Saturday, May 17, 2008

The Russian Orthodox Scene

By Martin E. Marty
Christian Post Contributor
Wed, May. 14 2008 01:29 PM ET

Conflicts over religion in American politics and among forces of "the religions" and the threats these pose (e.g. Muslim/Hindu) are so preoccupying, so headline- and primetime-grabbing, that many tense subjects of great import get overlooked. Thanks to Clifford J. Levy's front-page and full-page article in The New York Times (April 24), citizens have new reason to reckon with the situation code-named "church-and-state" in President Vladimir V. Putin's Russia, during a time of turmoil, repression, and suppression.

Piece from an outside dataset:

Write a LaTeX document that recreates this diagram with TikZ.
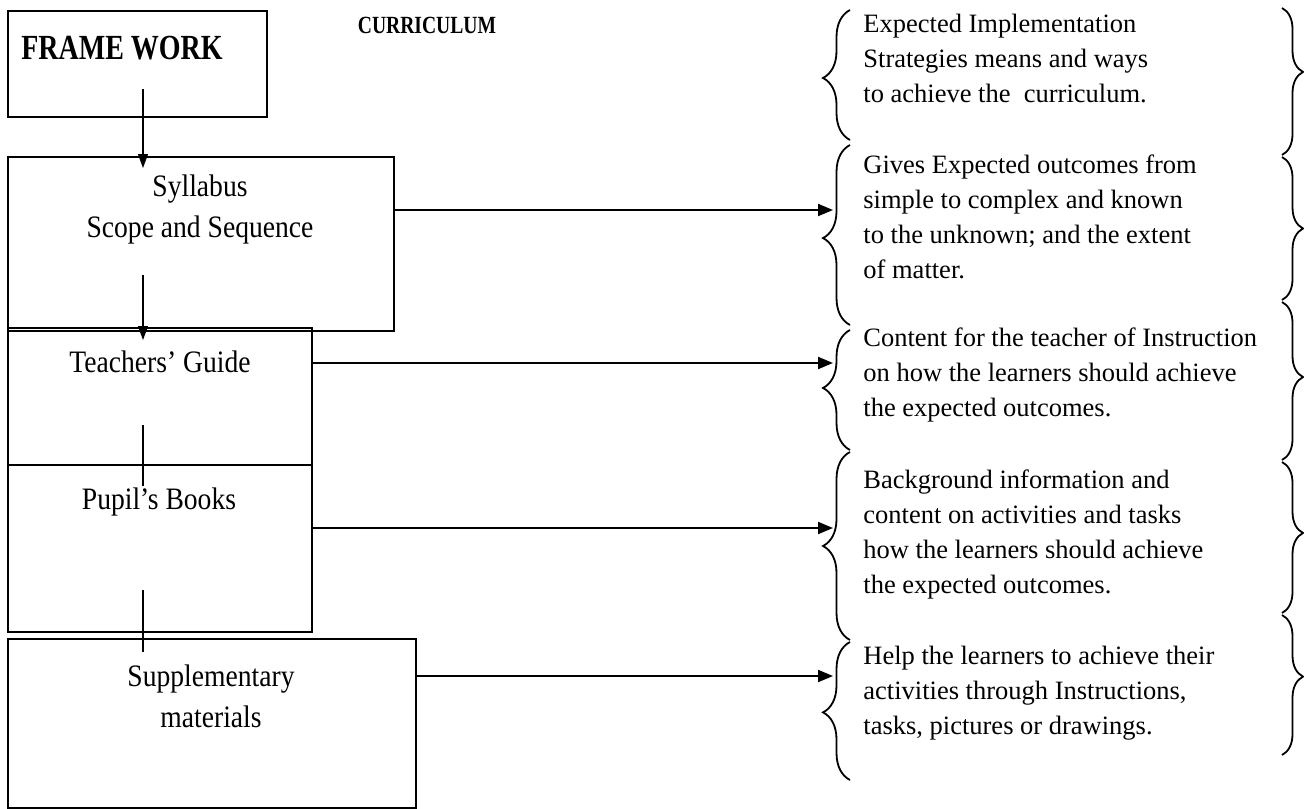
\documentclass[tikz,border=0pt]{standalone}
\usepackage{fontspec}
\setmainfont{Liberation Serif}
\usepackage{tikz}
\usetikzlibrary{arrows.meta, positioning, decorations.pathreplacing}

% tall narrow lettering as in the boxes
\newcommand\tallr[1]{\scalebox{1}[1.13]{#1}}
\newcommand\tallb[1]{\scalebox{1}[1.26]{#1}}

\begin{document}
\begin{tikzpicture}[x=0.5pt, y=-0.5pt,
  box/.style={draw, line width=1pt, anchor=north west, inner sep=0pt},
  boxtxt/.style={font=\fontsize{13.8}{20.5}\selectfont, align=center, inner sep=0pt},
  note/.style={anchor=west, align=left, inner sep=0pt, font=\fontsize{13.25}{17.5}\selectfont},
  varr/.style={-{Triangle[length=7pt, width=5pt]}, line width=0.65pt},
  vline/.style={line width=0.65pt},
  harr/.style={-{Triangle[length=7.5pt, width=6pt]}, line width=1pt},
  lbrace/.style={decorate, decoration={brace, amplitude=13.5pt, aspect=#1}, line width=0.9pt},
  lbrace/.default=0.5,
  rbrace/.style={decorate, decoration={brace, amplitude=10.5pt, aspect=#1}, line width=0.9pt},
  rbrace/.default=0.5
]
  \useasboundingbox (0,0) rectangle (1304,808);

  % left column
  \node[box, minimum width=129.5pt, minimum height=53pt] (fw) at (7,10) {};
  \node[box, minimum width=193pt, minimum height=87pt] (syl) at (7,156) {};
  \node[box, minimum width=152pt, minimum height=68.5pt] (tg) at (7,327) {};
  \node[box, minimum width=152pt, minimum height=83.5pt] (pb) at (7,464) {};
  \node[box, minimum width=204pt, minimum height=84.5pt] (sup) at (7,638) {};

  \node[font=\fontsize{14}{16}\selectfont\bfseries, inner sep=0pt] (fwtxt) at (122,48) {\tallb{FRAME WORK}};
  \node[font=\fontsize{9.8}{12}\selectfont\bfseries, inner sep=0pt] (cur) at (427,25) {\tallb{CURRICULUM}};
  \node[boxtxt] (syltxt) at (200,209) {\tallr{Syllabus}\\\tallr{Scope and Sequence}};
  \node[boxtxt] (tgtxt) at (160,362) {\tallr{Teachers’ Guide}};
  \node[boxtxt] (pbtxt) at (159,502) {\tallr{Pupil’s Books}};
  \node[boxtxt] (suptxt) at (211,696) {\tallr{Supplementary}\\\tallr{materials}};

  \coordinate (spine) at (143,0);
  \draw[varr] ([yshift=14.5pt]fw.south -| spine) -- ([yshift=-6pt]syl.north -| spine);
  \draw[varr] ([yshift=28.5pt]syl.south -| spine) -- ([yshift=-6.5pt]tg.north -| spine);
  \draw[vline] ([yshift=20.5pt]tg.south -| spine) -- ([yshift=-11pt]pb.north -| spine);
  \draw[vline] ([yshift=21.5pt]pb.south -| spine) -- ([yshift=-7pt]sup.north -| spine);

  % right column
  \node[note] (n1) at (863,58) {Expected Implementation\\Strategies means and ways\\to achieve the\ \ curriculum.};
  \node[note] (n2) at (863,217) {Gives Expected outcomes from\\simple to complex and known\\to the unknown; and the extent\\of matter.};
  \node[note] (n3) at (863,375) {Content for the teacher of Instruction\\on how the learners should achieve\\the expected outcomes.};
  \node[note] (n4) at (863,534) {Background information and\\content on activities and tasks\\how the learners should achieve\\the expected outcomes.};
  \node[note] (n5) at (863,693) {Help the learners to achieve their\\activities through Instructions,\\tasks, pictures or drawings.};

  \draw[lbrace=0.477] (850,140) -- (850,10);
  \draw[lbrace=0.483] (850,325) -- (850,145);
  \draw[lbrace=0.517] (850,450) -- (850,330);
  \draw[lbrace=0.5] (850,640) -- (850,452);
  \draw[lbrace=0.49] (850,780) -- (850,642);

  \draw[rbrace=0.435] (1282,8) -- (1282,155);
  \draw[rbrace=0.5] (1282,157) -- (1282,300);
  \draw[rbrace=0.475] (1282,302) -- (1282,460);
  \draw[rbrace=0.47] (1282,462) -- (1282,613);
  \draw[rbrace=0.44] (1282,615) -- (1282,755);

  \coordinate (t2) at (833,210);
  \coordinate (t3) at (833,363);
  \coordinate (t4) at (833,528);
  \coordinate (t5) at (833,676);
  \draw[harr] (syl.east |- t2) -- (t2);
  \draw[harr] (tg.east |- t3) -- (t3);
  \draw[harr] (pb.east |- t4) -- (t4);
  \draw[harr] (sup.east |- t5) -- (t5);
\end{tikzpicture}
\end{document}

Eastern or Orthodox Christianity has been getting a fair press in the United States in recent years. Some notable evangelicals, seeking to remain evangelical but also desiring to be more anchored in church tradition, have either been converted or have advanced dialogues and conferences which make the Orthodox Church an attractive option. Almost two millennia of "Orthodoxy" behind it, one millennium of Russian Orthodoxy within it, and seventeen years of post-Soviet existence have added to the promise, especially in a time of unsettlement and turmoil world-wide.

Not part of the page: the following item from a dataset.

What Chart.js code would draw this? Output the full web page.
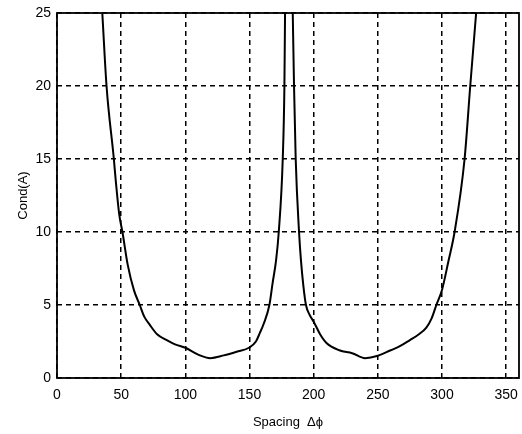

Unfortunately, no small measure of that turmoil is being created by the Russian Orthodox and their most prominent member, the Russian President, who in recent years has sounded "born again"—or whatever the Orthodox would call it—and has accompanied his own move with governmental moves, alongside those of Church leadership and against everyone else. As Levy points out, a large Muslim minority has not been singled out for harassment, perhaps because its proselytizing has not made inroads into Orthodoxy. Spiritual and theological ties to Roman Catholicism have been sorely strained since the Iron Curtain tore, as the churches fight over property and prestige. Protestants, however, are getting roughed up and driven into virtual seclusion most of all.

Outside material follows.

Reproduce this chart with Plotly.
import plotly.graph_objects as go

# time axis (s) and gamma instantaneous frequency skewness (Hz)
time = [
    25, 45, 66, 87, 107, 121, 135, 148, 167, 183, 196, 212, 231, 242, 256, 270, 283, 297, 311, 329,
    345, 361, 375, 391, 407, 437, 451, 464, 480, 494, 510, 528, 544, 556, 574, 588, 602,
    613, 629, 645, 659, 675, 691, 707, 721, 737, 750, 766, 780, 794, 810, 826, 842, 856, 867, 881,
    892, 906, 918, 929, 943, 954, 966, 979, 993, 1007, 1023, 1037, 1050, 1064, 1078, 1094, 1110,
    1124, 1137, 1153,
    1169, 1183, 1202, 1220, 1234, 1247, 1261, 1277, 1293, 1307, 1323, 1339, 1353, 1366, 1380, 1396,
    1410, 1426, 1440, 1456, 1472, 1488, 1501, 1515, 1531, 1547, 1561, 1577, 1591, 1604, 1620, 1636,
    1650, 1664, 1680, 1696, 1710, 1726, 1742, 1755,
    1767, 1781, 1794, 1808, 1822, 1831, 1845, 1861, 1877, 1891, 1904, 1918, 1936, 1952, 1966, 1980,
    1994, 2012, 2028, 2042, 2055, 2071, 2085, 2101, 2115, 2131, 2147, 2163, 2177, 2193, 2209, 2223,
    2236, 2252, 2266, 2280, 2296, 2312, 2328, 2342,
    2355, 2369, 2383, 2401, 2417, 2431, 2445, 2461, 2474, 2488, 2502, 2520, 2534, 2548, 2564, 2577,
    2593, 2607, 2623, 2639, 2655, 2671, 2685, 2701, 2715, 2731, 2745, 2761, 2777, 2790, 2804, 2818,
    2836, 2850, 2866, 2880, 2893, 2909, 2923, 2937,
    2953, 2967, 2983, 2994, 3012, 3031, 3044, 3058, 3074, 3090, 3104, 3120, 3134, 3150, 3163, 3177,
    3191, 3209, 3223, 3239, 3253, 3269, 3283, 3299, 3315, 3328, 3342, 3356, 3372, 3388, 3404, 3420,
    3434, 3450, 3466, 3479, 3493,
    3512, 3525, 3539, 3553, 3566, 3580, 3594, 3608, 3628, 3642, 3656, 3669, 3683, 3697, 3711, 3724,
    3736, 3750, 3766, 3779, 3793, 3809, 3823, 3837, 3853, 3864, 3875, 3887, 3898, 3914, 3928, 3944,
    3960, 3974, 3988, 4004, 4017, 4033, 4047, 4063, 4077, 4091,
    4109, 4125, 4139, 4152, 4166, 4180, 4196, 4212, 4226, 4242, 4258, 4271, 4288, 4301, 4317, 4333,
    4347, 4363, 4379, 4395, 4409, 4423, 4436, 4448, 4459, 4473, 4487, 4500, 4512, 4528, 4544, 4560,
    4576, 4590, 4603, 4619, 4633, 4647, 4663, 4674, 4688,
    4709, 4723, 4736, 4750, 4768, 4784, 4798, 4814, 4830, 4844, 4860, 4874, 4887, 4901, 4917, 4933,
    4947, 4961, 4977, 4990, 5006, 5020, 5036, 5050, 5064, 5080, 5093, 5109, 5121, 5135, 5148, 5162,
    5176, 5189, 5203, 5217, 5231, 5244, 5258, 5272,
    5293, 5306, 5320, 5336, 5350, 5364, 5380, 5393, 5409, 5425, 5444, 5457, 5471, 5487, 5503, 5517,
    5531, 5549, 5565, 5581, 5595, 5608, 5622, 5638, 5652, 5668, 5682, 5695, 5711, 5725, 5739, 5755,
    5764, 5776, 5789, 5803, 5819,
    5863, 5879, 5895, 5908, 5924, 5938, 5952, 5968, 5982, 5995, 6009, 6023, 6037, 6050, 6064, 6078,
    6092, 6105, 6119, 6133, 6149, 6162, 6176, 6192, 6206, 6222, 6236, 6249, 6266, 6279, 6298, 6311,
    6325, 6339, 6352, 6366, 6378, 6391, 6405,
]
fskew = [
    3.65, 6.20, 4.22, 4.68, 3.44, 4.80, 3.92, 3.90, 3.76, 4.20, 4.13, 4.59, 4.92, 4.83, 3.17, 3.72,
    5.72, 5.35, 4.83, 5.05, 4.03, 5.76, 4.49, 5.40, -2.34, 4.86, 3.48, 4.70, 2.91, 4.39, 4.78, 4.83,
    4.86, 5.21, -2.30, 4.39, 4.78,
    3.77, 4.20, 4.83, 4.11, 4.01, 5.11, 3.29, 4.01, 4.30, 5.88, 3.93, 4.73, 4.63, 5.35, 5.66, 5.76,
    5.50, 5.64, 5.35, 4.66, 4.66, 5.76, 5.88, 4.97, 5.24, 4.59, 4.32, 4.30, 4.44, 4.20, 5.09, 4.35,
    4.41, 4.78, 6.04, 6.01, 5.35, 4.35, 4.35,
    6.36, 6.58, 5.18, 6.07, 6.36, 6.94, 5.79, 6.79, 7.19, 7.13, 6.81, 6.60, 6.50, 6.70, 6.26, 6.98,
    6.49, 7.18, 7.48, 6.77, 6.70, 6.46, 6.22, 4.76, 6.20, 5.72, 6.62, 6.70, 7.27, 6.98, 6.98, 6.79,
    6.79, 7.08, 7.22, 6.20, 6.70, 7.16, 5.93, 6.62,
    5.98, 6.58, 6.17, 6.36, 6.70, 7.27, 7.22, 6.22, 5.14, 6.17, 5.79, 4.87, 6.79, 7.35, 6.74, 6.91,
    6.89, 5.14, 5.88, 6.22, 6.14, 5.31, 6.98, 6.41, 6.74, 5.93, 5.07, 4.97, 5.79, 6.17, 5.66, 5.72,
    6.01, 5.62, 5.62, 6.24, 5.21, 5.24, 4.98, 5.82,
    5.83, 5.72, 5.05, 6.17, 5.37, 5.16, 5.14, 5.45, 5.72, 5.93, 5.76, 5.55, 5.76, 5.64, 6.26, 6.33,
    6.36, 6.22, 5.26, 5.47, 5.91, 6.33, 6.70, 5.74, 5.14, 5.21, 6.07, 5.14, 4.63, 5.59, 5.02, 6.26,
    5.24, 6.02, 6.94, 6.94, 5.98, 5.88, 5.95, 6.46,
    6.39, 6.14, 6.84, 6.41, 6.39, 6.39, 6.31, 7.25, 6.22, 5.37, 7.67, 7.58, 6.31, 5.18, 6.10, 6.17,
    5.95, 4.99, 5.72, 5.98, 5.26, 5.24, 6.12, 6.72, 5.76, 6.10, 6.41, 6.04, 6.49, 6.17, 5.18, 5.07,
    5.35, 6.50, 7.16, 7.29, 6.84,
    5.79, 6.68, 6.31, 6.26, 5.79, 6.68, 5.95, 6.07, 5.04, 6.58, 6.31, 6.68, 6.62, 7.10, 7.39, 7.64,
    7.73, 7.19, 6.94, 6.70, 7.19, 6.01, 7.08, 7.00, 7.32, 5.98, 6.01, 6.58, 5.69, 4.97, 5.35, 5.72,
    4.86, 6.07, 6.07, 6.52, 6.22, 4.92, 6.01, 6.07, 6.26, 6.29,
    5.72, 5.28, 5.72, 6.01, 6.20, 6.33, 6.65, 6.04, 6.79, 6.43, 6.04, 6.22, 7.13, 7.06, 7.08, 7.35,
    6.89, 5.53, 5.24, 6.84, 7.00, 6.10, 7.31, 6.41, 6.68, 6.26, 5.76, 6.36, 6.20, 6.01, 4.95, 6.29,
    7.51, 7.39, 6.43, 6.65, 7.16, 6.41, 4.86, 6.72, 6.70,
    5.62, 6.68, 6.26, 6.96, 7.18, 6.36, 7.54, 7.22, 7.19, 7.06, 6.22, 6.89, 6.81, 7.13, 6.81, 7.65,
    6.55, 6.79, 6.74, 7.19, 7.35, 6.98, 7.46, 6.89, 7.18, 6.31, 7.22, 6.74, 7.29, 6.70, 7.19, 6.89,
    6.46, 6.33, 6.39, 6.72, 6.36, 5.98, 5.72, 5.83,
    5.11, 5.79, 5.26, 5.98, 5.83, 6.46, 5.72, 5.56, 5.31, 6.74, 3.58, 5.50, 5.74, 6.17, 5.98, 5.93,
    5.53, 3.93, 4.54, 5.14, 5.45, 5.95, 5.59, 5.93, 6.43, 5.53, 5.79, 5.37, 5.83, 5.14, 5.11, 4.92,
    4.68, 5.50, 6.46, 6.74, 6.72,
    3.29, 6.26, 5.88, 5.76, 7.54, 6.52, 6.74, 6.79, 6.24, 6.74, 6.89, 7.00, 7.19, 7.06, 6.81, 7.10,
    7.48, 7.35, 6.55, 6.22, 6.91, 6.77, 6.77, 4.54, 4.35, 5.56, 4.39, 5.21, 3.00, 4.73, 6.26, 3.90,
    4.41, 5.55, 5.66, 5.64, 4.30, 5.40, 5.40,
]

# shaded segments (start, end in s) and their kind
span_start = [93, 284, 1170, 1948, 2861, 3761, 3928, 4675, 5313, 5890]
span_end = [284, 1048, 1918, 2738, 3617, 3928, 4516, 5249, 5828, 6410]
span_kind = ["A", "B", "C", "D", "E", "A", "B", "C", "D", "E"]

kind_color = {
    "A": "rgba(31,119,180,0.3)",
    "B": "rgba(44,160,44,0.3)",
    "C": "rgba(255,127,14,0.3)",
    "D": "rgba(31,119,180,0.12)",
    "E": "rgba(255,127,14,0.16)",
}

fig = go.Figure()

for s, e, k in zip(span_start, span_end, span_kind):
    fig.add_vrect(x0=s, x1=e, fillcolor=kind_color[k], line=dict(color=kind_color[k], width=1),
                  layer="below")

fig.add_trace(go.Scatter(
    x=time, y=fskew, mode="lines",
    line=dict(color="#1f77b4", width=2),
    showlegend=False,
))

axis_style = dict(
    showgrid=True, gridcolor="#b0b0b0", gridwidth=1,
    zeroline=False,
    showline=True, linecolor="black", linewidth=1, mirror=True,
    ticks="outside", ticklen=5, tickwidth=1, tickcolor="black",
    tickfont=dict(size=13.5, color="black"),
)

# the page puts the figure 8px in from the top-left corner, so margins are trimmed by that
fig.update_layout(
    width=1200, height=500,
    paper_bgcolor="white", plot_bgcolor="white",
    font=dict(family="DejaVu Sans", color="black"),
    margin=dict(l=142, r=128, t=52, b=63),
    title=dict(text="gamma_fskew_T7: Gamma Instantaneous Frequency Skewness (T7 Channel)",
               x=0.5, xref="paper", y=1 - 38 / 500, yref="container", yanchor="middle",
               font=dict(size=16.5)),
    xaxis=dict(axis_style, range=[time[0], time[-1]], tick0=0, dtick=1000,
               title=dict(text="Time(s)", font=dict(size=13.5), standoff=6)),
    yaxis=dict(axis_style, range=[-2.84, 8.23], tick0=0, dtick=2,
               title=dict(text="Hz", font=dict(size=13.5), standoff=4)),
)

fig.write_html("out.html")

After the Soviet Union imploded, Protestant "sects"—a term the Russians apply to "everyone else"—at first celebrated the opening of Russia and the chance for a Russian Christian spring. Of course, some evangelizers were too aggressive, too competitive, and too ready to give Protestantism a bad name in their thirst for reaping the spoils of Russia that had been ungathered or rendered invisible from 1917-1990. Americans are used to such attempts at conversion—for example, as Pentecostals make inroads in historically Catholic populations, notably the Hispanic. Yet the United States' framework for protecting religious freedom helps keep the peace. Russia does not know anything like it. In most regions its allowance for tolerance or religious freedom appears in name only. (There are local exceptions.) Mr. Putin has encouraged the privileging of one church and the repression if not yet full persecution of the others. And Patriarch Aleksei II, the head of that one church, not only does not help things; he fires them up, his inflammatory rhetoric sounding threatening, almost murderous.

Methodist and Lutheran pastors are besieged and their congregations have had to go into hiding. Protestants find it difficult to get permission to let people know they exist. Ecumenical observers, who had worked to keep channels open with the Soviet-era (and sometimes Soviet-controlled) Russian Church are chagrined that the recently persecuted church is now the repressor, with highest level government aid. The Putin era is not a happy time for "free churches", which all too seldom get the attention they deserve, an attention duly accorded them in Mr. Levy's welcome story about an unwelcome scene.